The problem asks to determine the position of the point $(5,6)$ with respect to two different circles:

For the circle with the equation $x^2 + y^2 = 81$ , check the position of the point $(5,6)$ .
For the circle with the equation $2x^2 + 2y^2 + 12x - 8y + 1 = 0$ , check the position of the point $(5,6)$ .

Background and Explanation

To solve this problem, we need to check the position of the point relative to the given circles. The general approach is based on comparing the value of $D$ , which is derived by substituting the coordinates of the point into the equation of the circle.

For a Circle: The position of a point $(x_0, y_0)$ relative to the circle is determined by substituting $(x_0, y_0)$ into the circle’s equation:

D = x_0^2 + y_0^2 - r^2

where $r$ is the radius of the circle. The position is:

Inside the circle if $D < 0$ ,
On the circle if $D = 0$ ,
Outside the circle if $D > 0$ .

Solution

i. Circle $x^2 + y^2 = 81$

Step 1: Substitute the point $(5,6)$ into the equation $x^2 + y^2 = 81$
Substitute $x = 5$ and $y = 6$ into the equation:

D = 5^2 + 6^2 - 81

D = 25 + 36 - 81 = -20

Step 2: Interpret the result
Since $D = -20$ , which is less than zero, we can conclude that the point $(5,6)$ lies inside the circle.

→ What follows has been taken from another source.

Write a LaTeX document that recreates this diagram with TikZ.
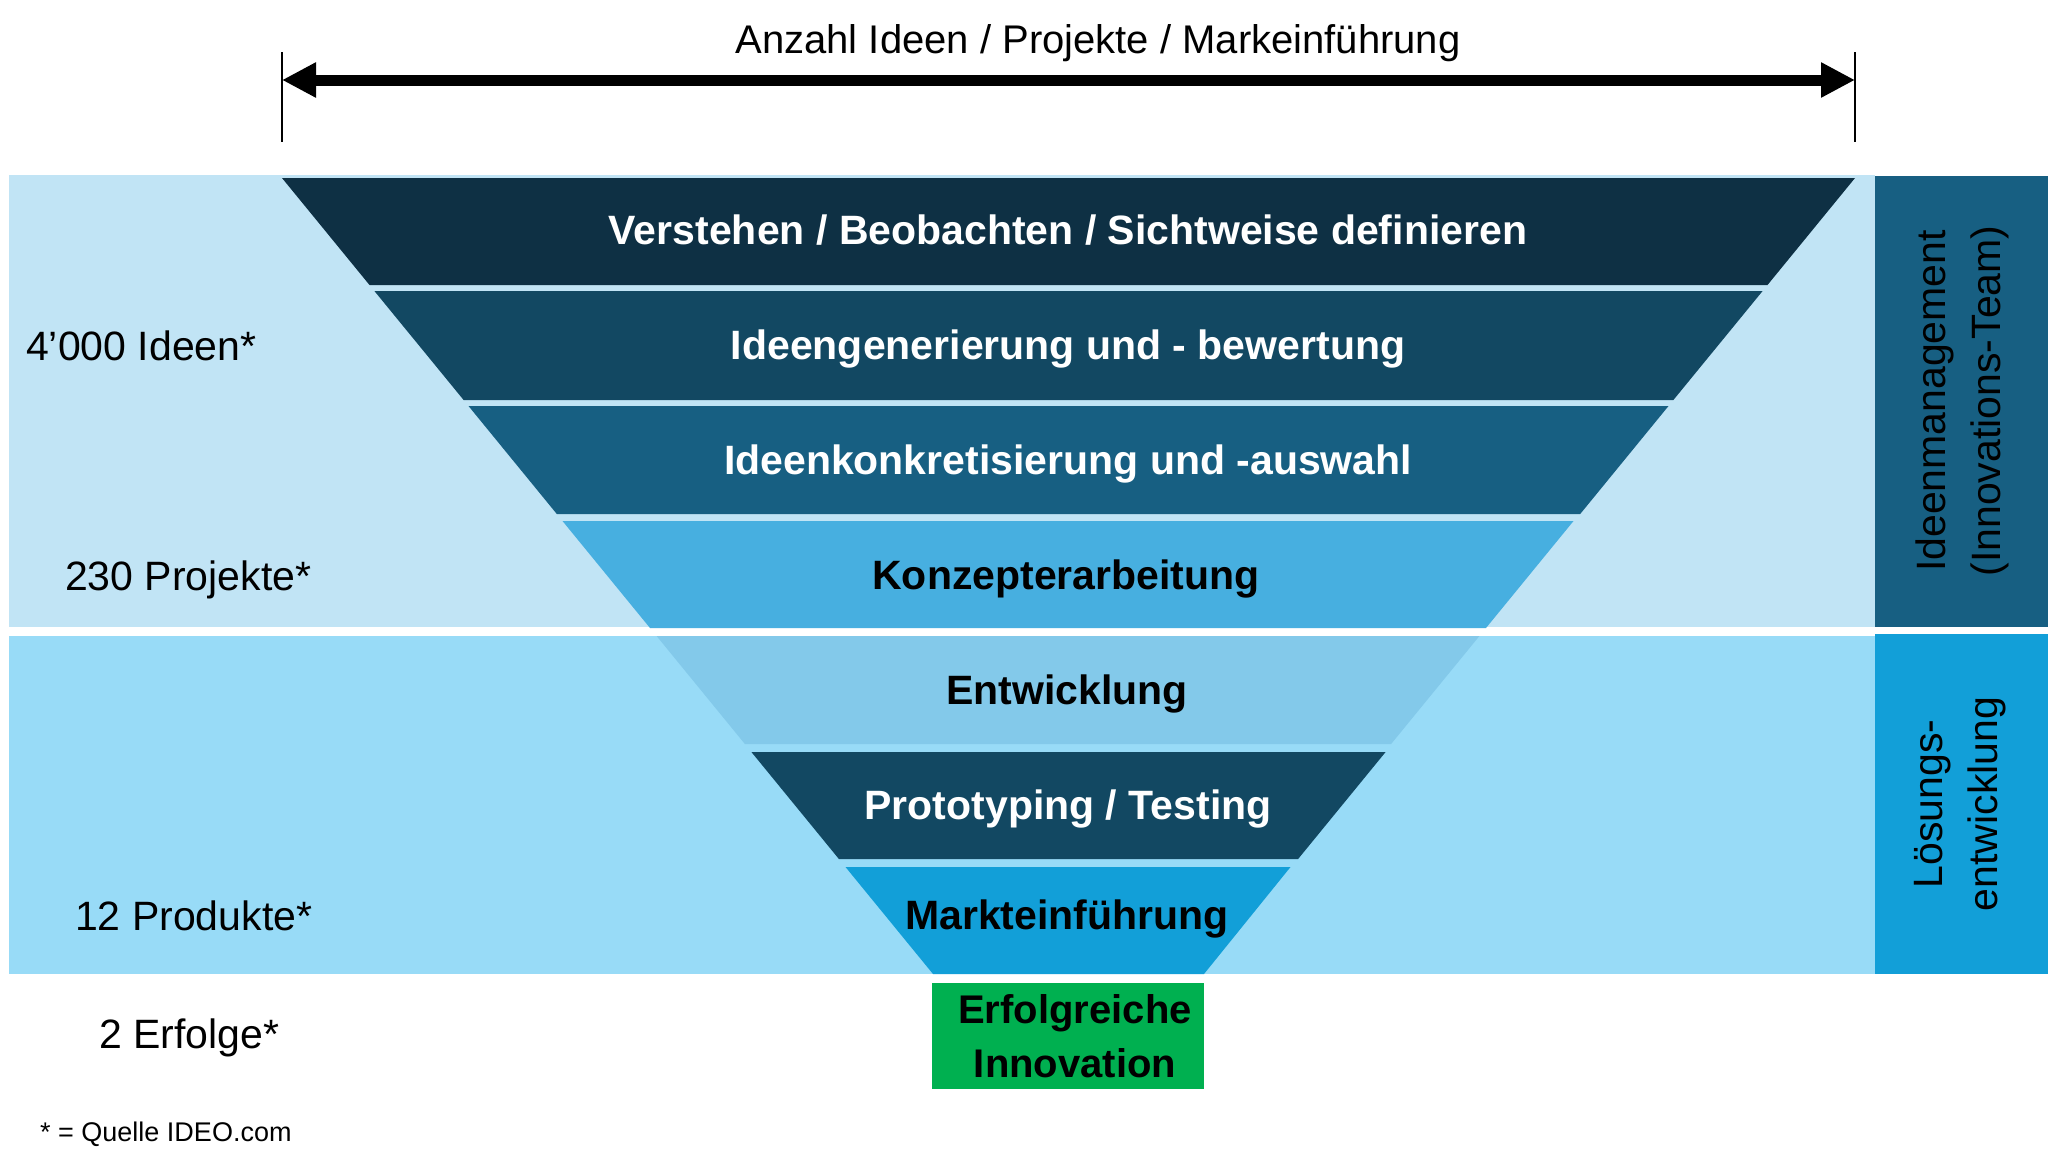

ii. Circle $2x^2 + 2y^2 + 12x - 8y + 1 = 0$

Step 1: Simplify the equation
Divide the entire equation by 2 to simplify:

x^2 + y^2 + 6x - 4y + \frac{1}{2} = 0

Step 2: Substitute the point $(5,6)$ into the simplified equation
Substitute $x = 5$ and $y = 6$ into the equation:

(5)^2 + (6)^2 + 6(5) - 4(6) + \frac{1}{2}

Simplifying:

D = 25 + 36 + 30 - 24 + \frac{1}{2} = 67 + \frac{1}{2} = 67.5

Step 3: Interpret the result
Since $D = 67.5$ , which is greater than zero, we conclude that the point $(5,6)$ lies outside the circle.

Key Formulas or Methods Used

Position of a Point Relative to a Circle:
The position of a point $(x_0, y_0)$ relative to a circle with equation $x^2 + y^2 = r^2$ is determined by the value of:

D = x_0^2 + y_0^2 - r^2

If $D < 0$ , the point is inside the circle.
If $D = 0$ , the point is on the circle.
If $D > 0$ , the point is outside the circle.

Summary of Steps

For each circle, substitute the coordinates of the point into the circle’s equation.
Calculate the value of $D$ .
Determine the position of the point based on the value of $D$ $D$ :
- If $D < 0$ , the point is inside.
- If $D = 0$ , the point is on the circle.
- If $D > 0$ , the point is outside.